Quote every line below exactly and skip any picture.

:::

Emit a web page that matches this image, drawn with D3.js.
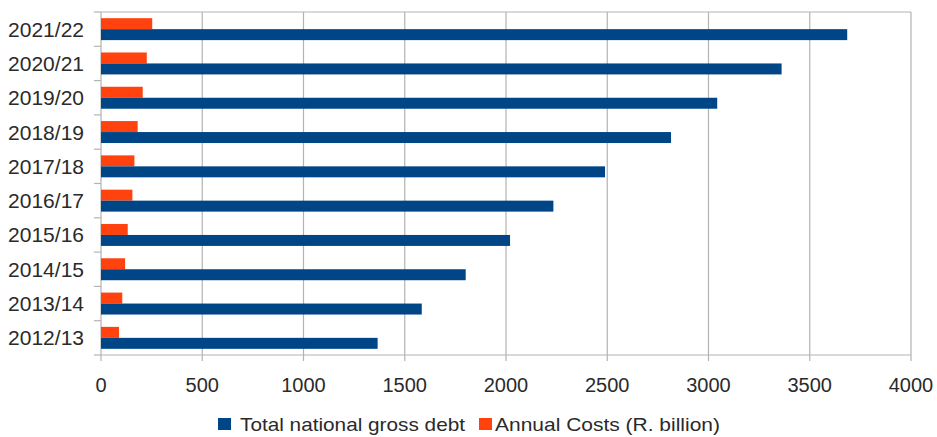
<!DOCTYPE html>
<html><head><meta charset="utf-8">
<script src="https://cdn.jsdelivr.net/npm/d3@7"></script>
<style>body{margin:0;background:#fff}svg{display:block}text{font-family:"Liberation Sans",Arial,sans-serif;fill:#2a2a2a}</style>
</head><body>
<svg id="c" width="937" height="437"></svg>
<script>
const categories = ["2012/13","2013/14","2014/15","2015/16","2016/17","2017/18","2018/19","2019/20","2020/21","2021/22"];
const debt = [1366,1584,1801,2020,2234,2489,2815,3043,3361,3685];
const costs = [89,105,119,132,155,165,181,206,226,253];
const xTicks = [0,500,1000,1500,2000,2500,3000,3500,4000];
const seriesNames = ["Total national gross debt","Annual Costs (R. billion)"];
const colors = ["#004586","#ff420e"];

const svg = d3.select("#c");
const L=101,R=911,T=12,B=355;
const x = d3.scaleLinear().domain([0,4000]).range([L,R]);
const y = d3.scaleBand().domain(categories.slice().reverse()).range([T,B]).paddingInner(0.36).paddingOuter(0.18);
const sub = d3.scaleBand().domain(["cost","debt"]).range([0,y.bandwidth()]);
const gridC="#b3b3b3";

// gridlines
svg.append("g").selectAll("line").data(xTicks).join("line")
  .attr("x1",d=>x(d)).attr("x2",d=>x(d)).attr("y1",T).attr("y2",B+6)
  .attr("stroke",gridC).attr("stroke-width",1.2);
// frame top / bottom
svg.append("line").attr("x1",L).attr("x2",R).attr("y1",T).attr("y2",T).attr("stroke",gridC).attr("stroke-width",1.2);
svg.append("line").attr("x1",L).attr("x2",R).attr("y1",B).attr("y2",B).attr("stroke",gridC).attr("stroke-width",1.2);
// y ticks at band boundaries
const step=y.step();
const bounds=d3.range(categories.length+1).map(i=>T+i*step);
svg.append("g").selectAll("line").data(bounds).join("line")
  .attr("x1",L-7).attr("x2",L).attr("y1",d=>d).attr("y2",d=>d).attr("stroke",gridC).attr("stroke-width",1.2);

// bars
const g = svg.append("g");
g.selectAll("rect.cost").data(categories).join("rect").attr("class","cost")
  .attr("x",x(0)).attr("y",(d)=>y(d)+sub("cost"))
  .attr("width",(d,i)=>x(costs[i])-x(0)).attr("height",sub.bandwidth()).attr("fill",colors[1]);
g.selectAll("rect.debt").data(categories).join("rect").attr("class","debt")
  .attr("x",x(0)).attr("y",(d)=>y(d)+sub("debt"))
  .attr("width",(d,i)=>x(debt[i])-x(0)).attr("height",sub.bandwidth()).attr("fill",colors[0]);

// y labels
svg.append("g").selectAll("text").data(categories).join("text")
  .attr("x",84).attr("y",d=>y(d)+y.bandwidth()/2+7.5).attr("text-anchor","end")
  .attr("font-size",21).text(d=>d);
// x labels
svg.append("g").selectAll("text").data(xTicks).join("text")
  .attr("x",d=>x(d)).attr("y",392).attr("text-anchor","middle")
  .attr("font-size",20).text(d=>d);

// legend
const leg=[{x:218,tx:240,w:225,i:0},{x:479,tx:495,w:225,i:1}];
leg.forEach(l=>{
  svg.append("rect").attr("x",l.x).attr("y",418).attr("width",13).attr("height",12).attr("fill",colors[l.i]);
  svg.append("text").attr("x",l.tx).attr("y",431).attr("font-size",19)
    .attr("textLength",l.w).attr("lengthAdjust","spacingAndGlyphs").text(seriesNames[l.i]);
});
</script>
</body></html>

:::

### EXERCISE RESPONSE
Emit a web page that matches this image, drawn with D3.js.
<!DOCTYPE html>
<html><head><meta charset="utf-8">
<script src="https://cdn.jsdelivr.net/npm/d3@7"></script>
<style>body{margin:0;background:#fff}svg{display:block}text{font-family:"Liberation Sans",Arial,sans-serif;fill:#2a2a2a}</style>
</head><body>
<svg id="c" width="937" height="437"></svg>
<script>
const categories = ["2012/13","2013/14","2014/15","2015/16","2016/17","2017/18","2018/19","2019/20","2020/21","2021/22"];
const debt = [1366,1584,1801,2020,2234,2489,2815,3043,3361,3685];
const costs = [89,105,119,132,155,165,181,206,226,253];
const xTicks = [0,500,1000,1500,2000,2500,3000,3500,4000];
const seriesNames = ["Total national gross debt","Annual Costs (R. billion)"];
const colors = ["#004586","#ff420e"];

const svg = d3.select("#c");
const L=101,R=911,T=12,B=355;
const x = d3.scaleLinear().domain([0,4000]).range([L,R]);
const y = d3.scaleBand().domain(categories.slice().reverse()).range([T,B]).paddingInner(0.36).paddingOuter(0.18);
const sub = d3.scaleBand().domain(["cost","debt"]).range([0,y.bandwidth()]);
const gridC="#b3b3b3";

// gridlines
svg.append("g").selectAll("line").data(xTicks).join("line")
  .attr("x1",d=>x(d)).attr("x2",d=>x(d)).attr("y1",T).attr("y2",B+6)
  .attr("stroke",gridC).attr("stroke-width",1.2);
// frame top / bottom
svg.append("line").attr("x1",L).attr("x2",R).attr("y1",T).attr("y2",T).attr("stroke",gridC).attr("stroke-width",1.2);
svg.append("line").attr("x1",L).attr("x2",R).attr("y1",B).attr("y2",B).attr("stroke",gridC).attr("stroke-width",1.2);
// y ticks at band boundaries
const step=y.step();
const bounds=d3.range(categories.length+1).map(i=>T+i*step);
svg.append("g").selectAll("line").data(bounds).join("line")
  .attr("x1",L-7).attr("x2",L).attr("y1",d=>d).attr("y2",d=>d).attr("stroke",gridC).attr("stroke-width",1.2);

// bars
const g = svg.append("g");
g.selectAll("rect.cost").data(categories).join("rect").attr("class","cost")
  .attr("x",x(0)).attr("y",(d)=>y(d)+sub("cost"))
  .attr("width",(d,i)=>x(costs[i])-x(0)).attr("height",sub.bandwidth()).attr("fill",colors[1]);
g.selectAll("rect.debt").data(categories).join("rect").attr("class","debt")
  .attr("x",x(0)).attr("y",(d)=>y(d)+sub("debt"))
  .attr("width",(d,i)=>x(debt[i])-x(0)).attr("height",sub.bandwidth()).attr("fill",colors[0]);

// y labels
svg.append("g").selectAll("text").data(categories).join("text")
  .attr("x",84).attr("y",d=>y(d)+y.bandwidth()/2+7.5).attr("text-anchor","end")
  .attr("font-size",21).text(d=>d);
// x labels
svg.append("g").selectAll("text").data(xTicks).join("text")
  .attr("x",d=>x(d)).attr("y",392).attr("text-anchor","middle")
  .attr("font-size",20).text(d=>d);

// legend
const leg=[{x:218,tx:240,w:225,i:0},{x:479,tx:495,w:225,i:1}];
leg.forEach(l=>{
  svg.append("rect").attr("x",l.x).attr("y",418).attr("width",13).attr("height",12).attr("fill",colors[l.i]);
  svg.append("text").attr("x",l.tx).attr("y",431).attr("font-size",19)
    .attr("textLength",l.w).attr("lengthAdjust","spacingAndGlyphs").text(seriesNames[l.i]);
});
</script>
</body></html>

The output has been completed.